__WHAT THE TASK ASKS__: Would you return the run of lines that starts at the one with "Output the web" and ends at the one with "['0', '5e+4', '1e+5', '2e+5', '2e+5', '3e+5', '3e+5'];", ends included, exactly as written and without the images?

──────── RECORDS FOR THE EXERCISE ────────

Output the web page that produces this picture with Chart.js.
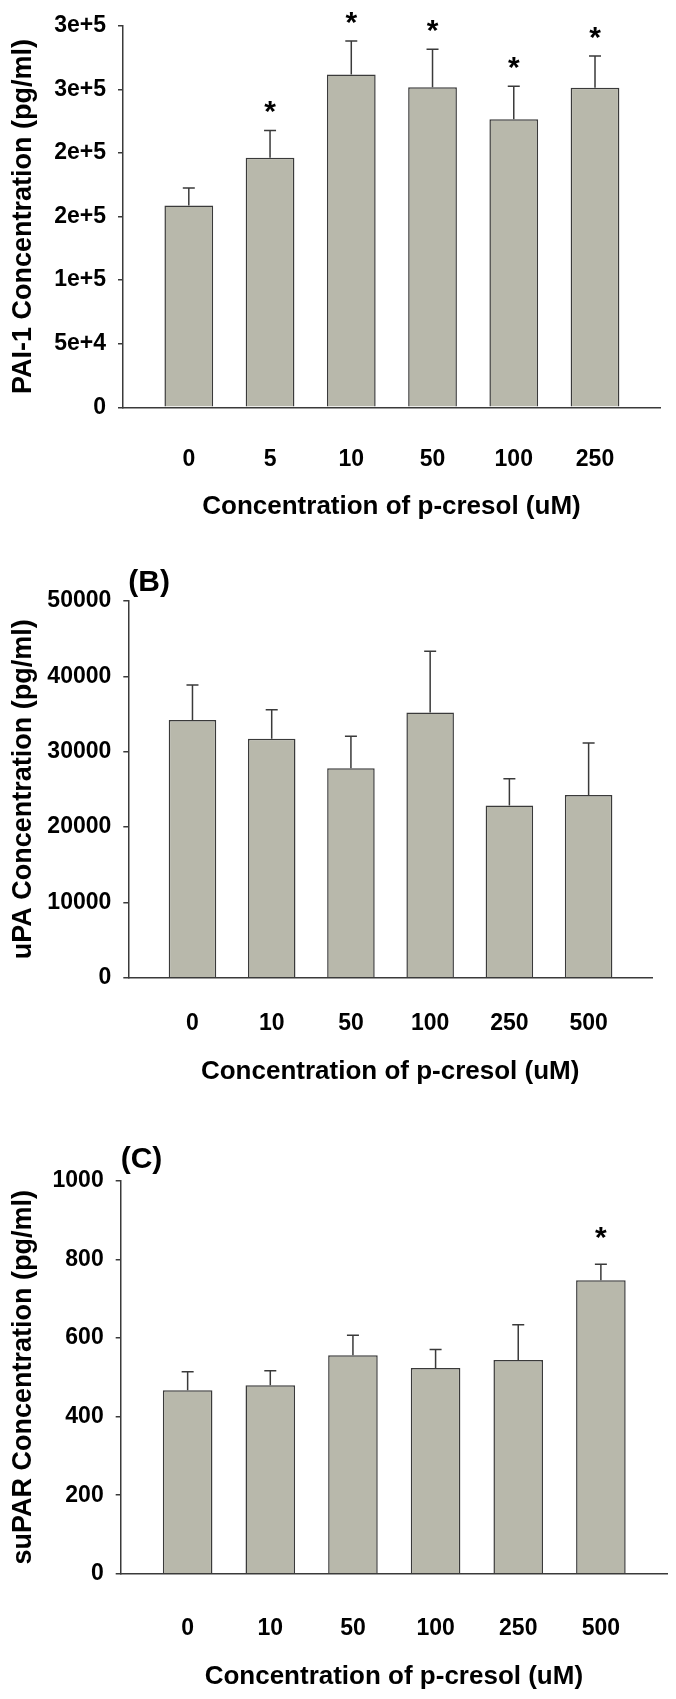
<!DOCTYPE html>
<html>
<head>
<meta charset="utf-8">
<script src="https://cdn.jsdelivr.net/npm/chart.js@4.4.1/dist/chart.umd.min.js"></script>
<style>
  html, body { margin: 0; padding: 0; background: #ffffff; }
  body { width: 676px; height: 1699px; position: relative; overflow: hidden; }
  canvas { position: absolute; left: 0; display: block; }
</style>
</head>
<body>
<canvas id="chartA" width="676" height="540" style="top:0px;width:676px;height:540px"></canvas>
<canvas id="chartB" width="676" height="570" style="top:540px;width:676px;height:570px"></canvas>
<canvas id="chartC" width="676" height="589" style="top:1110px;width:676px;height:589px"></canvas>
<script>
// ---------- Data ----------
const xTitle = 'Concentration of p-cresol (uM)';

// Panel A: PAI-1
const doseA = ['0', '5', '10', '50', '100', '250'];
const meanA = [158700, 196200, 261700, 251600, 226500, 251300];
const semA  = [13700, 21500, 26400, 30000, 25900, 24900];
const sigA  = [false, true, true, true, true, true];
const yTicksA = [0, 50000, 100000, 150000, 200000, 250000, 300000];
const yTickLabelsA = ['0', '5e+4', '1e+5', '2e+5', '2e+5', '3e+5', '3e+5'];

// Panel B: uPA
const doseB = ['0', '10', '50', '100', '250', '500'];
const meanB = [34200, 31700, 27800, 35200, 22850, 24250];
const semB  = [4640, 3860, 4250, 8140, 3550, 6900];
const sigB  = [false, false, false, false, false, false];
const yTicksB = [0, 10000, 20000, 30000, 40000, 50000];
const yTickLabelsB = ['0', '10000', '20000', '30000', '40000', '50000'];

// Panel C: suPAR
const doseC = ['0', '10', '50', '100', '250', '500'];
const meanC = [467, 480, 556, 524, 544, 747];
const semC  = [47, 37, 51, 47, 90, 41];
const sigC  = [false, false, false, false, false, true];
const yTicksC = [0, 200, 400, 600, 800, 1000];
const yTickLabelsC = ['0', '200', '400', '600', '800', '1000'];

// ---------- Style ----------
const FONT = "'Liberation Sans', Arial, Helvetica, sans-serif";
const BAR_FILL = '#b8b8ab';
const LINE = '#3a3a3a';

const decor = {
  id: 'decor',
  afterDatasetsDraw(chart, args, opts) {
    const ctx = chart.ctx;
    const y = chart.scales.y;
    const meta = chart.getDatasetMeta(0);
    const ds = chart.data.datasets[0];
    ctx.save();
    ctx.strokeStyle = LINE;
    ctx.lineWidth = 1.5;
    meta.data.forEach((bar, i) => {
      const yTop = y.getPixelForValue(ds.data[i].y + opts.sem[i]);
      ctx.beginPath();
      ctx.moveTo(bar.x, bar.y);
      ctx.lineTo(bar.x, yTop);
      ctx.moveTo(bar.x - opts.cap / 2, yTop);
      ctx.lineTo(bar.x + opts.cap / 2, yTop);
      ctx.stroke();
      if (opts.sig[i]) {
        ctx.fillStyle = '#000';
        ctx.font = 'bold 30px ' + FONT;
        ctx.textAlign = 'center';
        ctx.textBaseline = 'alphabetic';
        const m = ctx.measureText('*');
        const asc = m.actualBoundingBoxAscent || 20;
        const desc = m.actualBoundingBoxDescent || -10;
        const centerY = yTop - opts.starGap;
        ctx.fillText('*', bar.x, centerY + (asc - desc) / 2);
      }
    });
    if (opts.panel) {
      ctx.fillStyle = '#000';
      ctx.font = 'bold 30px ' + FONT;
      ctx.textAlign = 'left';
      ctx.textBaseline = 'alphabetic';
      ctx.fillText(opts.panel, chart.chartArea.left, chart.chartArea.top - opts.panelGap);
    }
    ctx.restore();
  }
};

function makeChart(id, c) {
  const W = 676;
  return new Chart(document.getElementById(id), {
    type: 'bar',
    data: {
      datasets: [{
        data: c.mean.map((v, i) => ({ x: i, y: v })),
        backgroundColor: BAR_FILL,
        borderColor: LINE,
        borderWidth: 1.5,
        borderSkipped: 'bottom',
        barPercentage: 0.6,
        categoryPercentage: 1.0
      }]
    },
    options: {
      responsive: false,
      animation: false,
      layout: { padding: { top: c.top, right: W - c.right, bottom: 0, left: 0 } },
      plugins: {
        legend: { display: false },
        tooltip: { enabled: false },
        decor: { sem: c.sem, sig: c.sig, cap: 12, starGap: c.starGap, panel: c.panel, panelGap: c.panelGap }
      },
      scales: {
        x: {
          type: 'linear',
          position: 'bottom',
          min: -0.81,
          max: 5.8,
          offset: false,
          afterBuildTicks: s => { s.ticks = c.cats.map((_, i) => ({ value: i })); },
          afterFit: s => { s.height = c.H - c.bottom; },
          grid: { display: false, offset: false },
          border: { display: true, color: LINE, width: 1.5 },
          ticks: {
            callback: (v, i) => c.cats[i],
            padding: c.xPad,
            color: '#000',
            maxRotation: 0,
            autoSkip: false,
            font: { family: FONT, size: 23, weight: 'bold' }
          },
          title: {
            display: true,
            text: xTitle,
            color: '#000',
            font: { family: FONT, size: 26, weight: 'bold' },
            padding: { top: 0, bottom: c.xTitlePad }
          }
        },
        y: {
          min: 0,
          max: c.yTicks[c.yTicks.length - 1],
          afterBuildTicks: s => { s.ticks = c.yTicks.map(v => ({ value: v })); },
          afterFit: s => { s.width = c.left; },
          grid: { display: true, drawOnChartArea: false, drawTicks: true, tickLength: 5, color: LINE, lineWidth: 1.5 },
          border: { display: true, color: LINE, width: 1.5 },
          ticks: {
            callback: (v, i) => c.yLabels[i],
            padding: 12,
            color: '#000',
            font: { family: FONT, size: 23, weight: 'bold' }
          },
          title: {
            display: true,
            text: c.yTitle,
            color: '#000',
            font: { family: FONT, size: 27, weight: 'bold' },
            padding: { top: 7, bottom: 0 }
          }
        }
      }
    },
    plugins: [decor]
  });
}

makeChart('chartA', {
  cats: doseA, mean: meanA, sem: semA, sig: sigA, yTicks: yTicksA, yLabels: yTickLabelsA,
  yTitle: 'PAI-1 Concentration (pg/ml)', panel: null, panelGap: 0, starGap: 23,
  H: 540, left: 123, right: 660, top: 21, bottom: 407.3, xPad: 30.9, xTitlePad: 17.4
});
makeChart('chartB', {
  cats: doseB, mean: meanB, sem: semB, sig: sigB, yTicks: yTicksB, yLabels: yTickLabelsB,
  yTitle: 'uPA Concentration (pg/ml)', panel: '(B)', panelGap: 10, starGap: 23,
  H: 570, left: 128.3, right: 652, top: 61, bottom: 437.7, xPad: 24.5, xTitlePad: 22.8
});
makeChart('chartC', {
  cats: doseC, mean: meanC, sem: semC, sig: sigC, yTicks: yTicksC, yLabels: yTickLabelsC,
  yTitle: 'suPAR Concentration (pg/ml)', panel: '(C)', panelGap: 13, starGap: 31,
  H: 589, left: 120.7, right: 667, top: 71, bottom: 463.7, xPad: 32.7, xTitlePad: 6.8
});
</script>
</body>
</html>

────────
──────── RECORDS FOR THE EXERCISE ────────

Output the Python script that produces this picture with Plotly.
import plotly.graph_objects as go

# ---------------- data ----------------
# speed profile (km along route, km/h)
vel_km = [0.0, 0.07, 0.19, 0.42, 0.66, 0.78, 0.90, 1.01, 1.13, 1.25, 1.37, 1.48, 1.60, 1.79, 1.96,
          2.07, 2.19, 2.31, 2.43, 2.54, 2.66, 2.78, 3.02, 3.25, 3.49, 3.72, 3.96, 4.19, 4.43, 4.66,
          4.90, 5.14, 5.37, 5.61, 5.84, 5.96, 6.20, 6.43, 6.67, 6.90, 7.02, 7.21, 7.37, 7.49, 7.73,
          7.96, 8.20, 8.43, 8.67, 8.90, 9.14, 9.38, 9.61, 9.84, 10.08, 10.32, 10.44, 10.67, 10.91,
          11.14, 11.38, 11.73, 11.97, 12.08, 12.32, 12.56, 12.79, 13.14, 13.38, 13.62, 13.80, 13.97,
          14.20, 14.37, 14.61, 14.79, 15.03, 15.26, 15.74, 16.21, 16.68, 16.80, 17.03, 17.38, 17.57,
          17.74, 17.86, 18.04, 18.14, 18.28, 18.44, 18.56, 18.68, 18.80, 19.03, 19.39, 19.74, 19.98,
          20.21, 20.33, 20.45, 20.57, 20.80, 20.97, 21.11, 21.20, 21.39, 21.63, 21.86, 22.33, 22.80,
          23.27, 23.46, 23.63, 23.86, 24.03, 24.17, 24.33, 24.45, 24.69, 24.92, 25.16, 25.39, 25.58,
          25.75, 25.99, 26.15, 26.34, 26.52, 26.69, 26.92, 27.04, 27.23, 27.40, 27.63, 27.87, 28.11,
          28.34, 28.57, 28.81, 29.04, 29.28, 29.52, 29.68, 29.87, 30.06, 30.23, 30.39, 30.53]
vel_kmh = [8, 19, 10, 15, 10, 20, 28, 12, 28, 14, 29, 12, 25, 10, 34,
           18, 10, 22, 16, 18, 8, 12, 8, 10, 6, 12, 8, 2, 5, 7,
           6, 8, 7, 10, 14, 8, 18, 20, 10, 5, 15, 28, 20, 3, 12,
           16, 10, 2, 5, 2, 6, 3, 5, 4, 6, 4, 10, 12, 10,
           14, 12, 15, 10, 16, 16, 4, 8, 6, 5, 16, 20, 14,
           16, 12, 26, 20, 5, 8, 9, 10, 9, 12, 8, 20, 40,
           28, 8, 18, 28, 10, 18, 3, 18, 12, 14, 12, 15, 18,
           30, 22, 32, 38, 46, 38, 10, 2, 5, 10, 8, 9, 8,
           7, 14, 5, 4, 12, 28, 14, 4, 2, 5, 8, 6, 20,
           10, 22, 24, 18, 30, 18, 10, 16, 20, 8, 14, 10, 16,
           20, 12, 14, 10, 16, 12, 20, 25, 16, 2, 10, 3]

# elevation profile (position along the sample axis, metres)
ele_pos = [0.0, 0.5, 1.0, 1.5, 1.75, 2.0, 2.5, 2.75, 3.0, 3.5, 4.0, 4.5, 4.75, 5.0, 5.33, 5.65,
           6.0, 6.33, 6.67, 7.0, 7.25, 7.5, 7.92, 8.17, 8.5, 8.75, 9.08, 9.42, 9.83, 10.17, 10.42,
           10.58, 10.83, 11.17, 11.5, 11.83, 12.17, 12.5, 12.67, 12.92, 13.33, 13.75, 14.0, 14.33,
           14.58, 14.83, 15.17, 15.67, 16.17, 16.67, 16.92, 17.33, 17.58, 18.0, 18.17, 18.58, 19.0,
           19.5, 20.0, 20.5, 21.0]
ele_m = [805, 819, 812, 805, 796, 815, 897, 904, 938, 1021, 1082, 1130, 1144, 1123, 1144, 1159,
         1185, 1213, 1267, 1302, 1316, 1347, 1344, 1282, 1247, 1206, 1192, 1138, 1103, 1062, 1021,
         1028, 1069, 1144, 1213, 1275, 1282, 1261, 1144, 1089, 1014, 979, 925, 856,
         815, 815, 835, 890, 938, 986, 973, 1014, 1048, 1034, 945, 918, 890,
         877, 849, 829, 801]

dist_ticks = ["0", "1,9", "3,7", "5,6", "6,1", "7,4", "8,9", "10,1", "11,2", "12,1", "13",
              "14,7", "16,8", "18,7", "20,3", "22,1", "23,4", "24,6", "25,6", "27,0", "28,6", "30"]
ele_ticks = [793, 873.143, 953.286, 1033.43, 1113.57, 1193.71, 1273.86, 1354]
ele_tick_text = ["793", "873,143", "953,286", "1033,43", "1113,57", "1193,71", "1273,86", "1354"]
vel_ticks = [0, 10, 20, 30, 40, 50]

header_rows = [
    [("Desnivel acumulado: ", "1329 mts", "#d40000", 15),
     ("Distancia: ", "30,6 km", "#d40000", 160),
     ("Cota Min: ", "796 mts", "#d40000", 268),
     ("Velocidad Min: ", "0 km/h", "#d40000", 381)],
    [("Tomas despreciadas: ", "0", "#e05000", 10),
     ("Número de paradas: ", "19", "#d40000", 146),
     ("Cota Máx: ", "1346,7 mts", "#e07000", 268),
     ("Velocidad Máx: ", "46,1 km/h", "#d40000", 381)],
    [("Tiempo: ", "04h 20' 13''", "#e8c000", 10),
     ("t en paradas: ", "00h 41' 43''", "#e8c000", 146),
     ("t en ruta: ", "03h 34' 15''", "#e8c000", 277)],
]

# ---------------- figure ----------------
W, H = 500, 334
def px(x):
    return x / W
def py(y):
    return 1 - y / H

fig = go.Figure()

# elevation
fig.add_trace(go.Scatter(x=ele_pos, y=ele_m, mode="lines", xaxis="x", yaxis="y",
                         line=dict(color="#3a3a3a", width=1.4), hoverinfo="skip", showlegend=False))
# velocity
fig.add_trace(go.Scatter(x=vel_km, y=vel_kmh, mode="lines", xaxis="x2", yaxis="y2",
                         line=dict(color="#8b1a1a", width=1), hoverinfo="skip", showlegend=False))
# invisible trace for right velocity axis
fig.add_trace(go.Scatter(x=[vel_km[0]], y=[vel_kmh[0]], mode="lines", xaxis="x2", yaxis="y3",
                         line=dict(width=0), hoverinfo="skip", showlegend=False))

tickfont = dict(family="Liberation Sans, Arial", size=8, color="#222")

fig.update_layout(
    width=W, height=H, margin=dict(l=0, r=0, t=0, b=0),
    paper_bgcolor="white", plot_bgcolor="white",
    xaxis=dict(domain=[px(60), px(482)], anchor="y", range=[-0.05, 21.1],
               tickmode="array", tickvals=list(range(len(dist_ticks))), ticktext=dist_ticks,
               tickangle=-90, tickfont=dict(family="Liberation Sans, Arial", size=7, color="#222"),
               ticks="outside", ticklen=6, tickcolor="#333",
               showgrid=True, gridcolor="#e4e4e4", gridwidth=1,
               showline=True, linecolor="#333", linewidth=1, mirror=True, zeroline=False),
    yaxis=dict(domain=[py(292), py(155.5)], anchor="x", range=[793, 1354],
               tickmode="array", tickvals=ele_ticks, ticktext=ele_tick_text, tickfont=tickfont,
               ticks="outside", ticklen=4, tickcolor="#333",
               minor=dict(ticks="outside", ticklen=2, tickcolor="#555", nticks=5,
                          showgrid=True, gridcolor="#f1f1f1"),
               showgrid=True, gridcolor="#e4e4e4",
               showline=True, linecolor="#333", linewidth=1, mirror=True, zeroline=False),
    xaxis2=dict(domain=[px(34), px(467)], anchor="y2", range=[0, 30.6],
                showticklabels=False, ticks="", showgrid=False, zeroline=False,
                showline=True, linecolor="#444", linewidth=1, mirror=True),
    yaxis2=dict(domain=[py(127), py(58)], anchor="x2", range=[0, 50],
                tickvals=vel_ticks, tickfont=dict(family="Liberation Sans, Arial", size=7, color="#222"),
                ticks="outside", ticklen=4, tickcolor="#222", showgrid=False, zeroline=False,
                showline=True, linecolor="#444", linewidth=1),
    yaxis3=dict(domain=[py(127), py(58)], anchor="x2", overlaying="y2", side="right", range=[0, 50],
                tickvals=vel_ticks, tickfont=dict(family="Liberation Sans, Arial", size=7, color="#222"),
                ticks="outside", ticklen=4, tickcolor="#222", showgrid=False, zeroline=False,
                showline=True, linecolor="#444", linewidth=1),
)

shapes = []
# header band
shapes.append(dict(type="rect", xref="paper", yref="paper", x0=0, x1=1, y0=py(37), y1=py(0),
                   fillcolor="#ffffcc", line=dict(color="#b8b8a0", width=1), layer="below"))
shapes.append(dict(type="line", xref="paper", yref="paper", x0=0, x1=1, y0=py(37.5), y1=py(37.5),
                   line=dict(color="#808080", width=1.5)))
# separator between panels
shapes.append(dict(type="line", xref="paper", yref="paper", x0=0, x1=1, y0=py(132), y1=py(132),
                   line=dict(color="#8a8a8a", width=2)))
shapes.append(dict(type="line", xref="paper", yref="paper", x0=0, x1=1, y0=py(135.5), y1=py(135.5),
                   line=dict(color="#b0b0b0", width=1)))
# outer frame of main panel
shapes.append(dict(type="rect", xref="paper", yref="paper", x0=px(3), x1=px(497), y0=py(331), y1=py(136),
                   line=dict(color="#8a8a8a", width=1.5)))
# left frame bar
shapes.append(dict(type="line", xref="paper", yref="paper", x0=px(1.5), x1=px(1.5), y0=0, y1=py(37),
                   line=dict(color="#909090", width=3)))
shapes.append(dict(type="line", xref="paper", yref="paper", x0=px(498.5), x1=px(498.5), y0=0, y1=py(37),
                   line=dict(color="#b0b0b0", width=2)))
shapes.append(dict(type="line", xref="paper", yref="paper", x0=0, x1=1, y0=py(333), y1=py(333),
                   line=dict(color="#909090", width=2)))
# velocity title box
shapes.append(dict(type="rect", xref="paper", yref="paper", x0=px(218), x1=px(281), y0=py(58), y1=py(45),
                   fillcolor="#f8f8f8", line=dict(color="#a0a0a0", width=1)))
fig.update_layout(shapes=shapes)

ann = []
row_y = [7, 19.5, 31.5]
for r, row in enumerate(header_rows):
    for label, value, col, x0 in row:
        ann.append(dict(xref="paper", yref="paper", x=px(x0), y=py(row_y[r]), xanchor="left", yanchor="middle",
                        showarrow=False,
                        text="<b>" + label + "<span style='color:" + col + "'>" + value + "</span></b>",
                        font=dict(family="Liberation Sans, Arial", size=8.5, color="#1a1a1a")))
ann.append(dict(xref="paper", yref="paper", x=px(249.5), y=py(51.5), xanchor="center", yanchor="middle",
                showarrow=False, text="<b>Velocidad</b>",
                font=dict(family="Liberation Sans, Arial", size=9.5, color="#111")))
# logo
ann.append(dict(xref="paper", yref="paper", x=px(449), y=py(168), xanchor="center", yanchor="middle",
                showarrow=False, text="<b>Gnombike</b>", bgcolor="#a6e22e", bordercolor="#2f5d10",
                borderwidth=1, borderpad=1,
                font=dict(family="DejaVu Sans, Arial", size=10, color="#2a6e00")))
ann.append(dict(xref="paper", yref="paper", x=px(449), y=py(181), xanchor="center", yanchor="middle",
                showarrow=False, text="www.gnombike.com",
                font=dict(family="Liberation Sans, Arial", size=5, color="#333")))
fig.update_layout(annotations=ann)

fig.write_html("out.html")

────────
──────── RECORDS FOR THE EXERCISE ────────

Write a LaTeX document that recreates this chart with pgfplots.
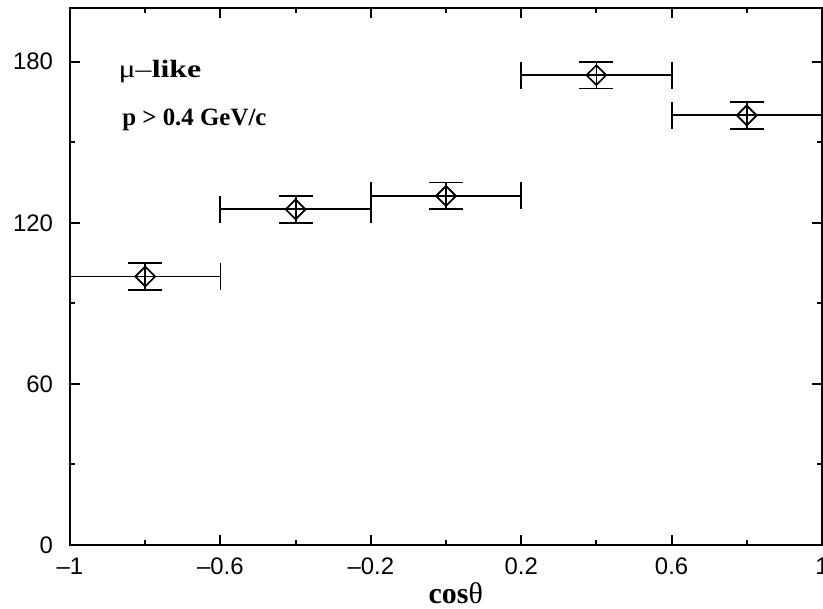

────────

__PROBLEM SOLUTION__:
Output the web page that produces this picture with Chart.js.
<!DOCTYPE html>
<html>
<head>
<meta charset="utf-8">
<script src="https://cdn.jsdelivr.net/npm/chart.js@4.4.1/dist/chart.umd.min.js"></script>
<style>
  html, body { margin: 0; padding: 0; background: #ffffff; }
  body { width: 676px; height: 1699px; position: relative; overflow: hidden; }
  canvas { position: absolute; left: 0; display: block; }
</style>
</head>
<body>
<canvas id="chartA" width="676" height="540" style="top:0px;width:676px;height:540px"></canvas>
<canvas id="chartB" width="676" height="570" style="top:540px;width:676px;height:570px"></canvas>
<canvas id="chartC" width="676" height="589" style="top:1110px;width:676px;height:589px"></canvas>
<script>
// ---------- Data ----------
const xTitle = 'Concentration of p-cresol (uM)';

// Panel A: PAI-1
const doseA = ['0', '5', '10', '50', '100', '250'];
const meanA = [158700, 196200, 261700, 251600, 226500, 251300];
const semA  = [13700, 21500, 26400, 30000, 25900, 24900];
const sigA  = [false, true, true, true, true, true];
const yTicksA = [0, 50000, 100000, 150000, 200000, 250000, 300000];
const yTickLabelsA = ['0', '5e+4', '1e+5', '2e+5', '2e+5', '3e+5', '3e+5'];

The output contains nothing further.